The new budget has been announced and the Government has introduced a sugar tax for soft drinks.
Drinks with 5g of sugar per 100ml will be taxed at one level and drinks with 8g or more per 100ml will be taxed higher.
They hope to raise £520m per year and help tackle national obesity.
Tatjhana Rowe, 17, from Buxton, said: “The tax won’t put me off and if the prices do go up, you can just buy them in bulk so it is cheaper for people.
“It’s the same when the price of tobacco goes up, people moan but the will still pay for the goods they want.”
This tax will be paid by the manufacturer, not the consumer, but there is still concerns that this will force the price of soft drinks up.
The Office for Budget Responsibility says it could result in a “pretty substantial price rise” on products - as much as 80 per cent on, for example, a two-litre bottle of own-brand cola.
Les Allsworthy, 73, from Chapel-en-le-Frith, said: “I don’t drink fizzy drinks, but I think this is a really good idea.

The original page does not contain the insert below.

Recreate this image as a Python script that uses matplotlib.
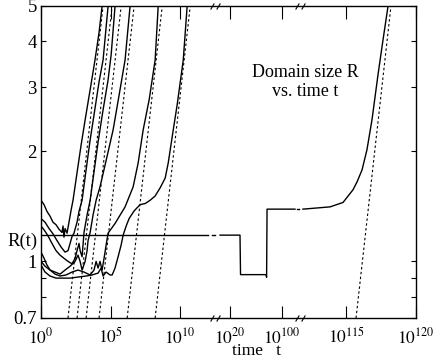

“Everyone knows obesity is a major problem and it’s great the Government is trying to tackle this, but it is the parents that are buying the drinks for their children. Although those who want sweet stuff won’t be put off by the tax.”
The tax will not apply to fruit or milk-based drinks.
Mum Grace Buckley, 26, from Buxton, said: “I agree with the tax completely. I don’t let my kids have sugary drinks.
“There are more important things for the Government to be focusing on, but I think it’s a step in the right direction to try and stop the children and adults having too much sugar.”
This soft drinks tax measure will raise an estimated £520 million a year, and will be spent on doubling funding for sport in primary schools.
Tim Stubbs, 34, from Buxton, said: “The Government is a national disgrace.
“It is abhorrent what is being done to disabled people, cutting their benefits.
“I’m sure the sugar tax is important but there are things far more pressing that have been ignored - they say they are trying to help people but they really aren’t in the long run.”
According to the NHS, a child under-11 should have no more than 30g of sugar a day; in one 330ml can of coke there is 35g of sugar.
Colin Smith, 23, from Fairfield, said: “I’m not sure about this tax, will it help the children?
“I drink a lot of cola and it wouldn’t put me off if the price went up.
“It’s already expensive. The normal offer is two bottles for two pounds, so when you are spending that much a couple of pence more won’t make that much difference.
“Although if it did hike up loads, I think I’d just shop at the supermarket and pick up the multipacks.”
The tax was announced in the budget on Wednesday, March 16 and took many people by surprise as it had previously been discussed in Parliament in the autumn last year and dismissed.
Pete White, 55, from Fairfield, added: “The suppliers will keep making the drinks as long as there is a demand for it, so unless the tax is so high that it really affects people in their pockets I don’t think it will change the amount people drink.”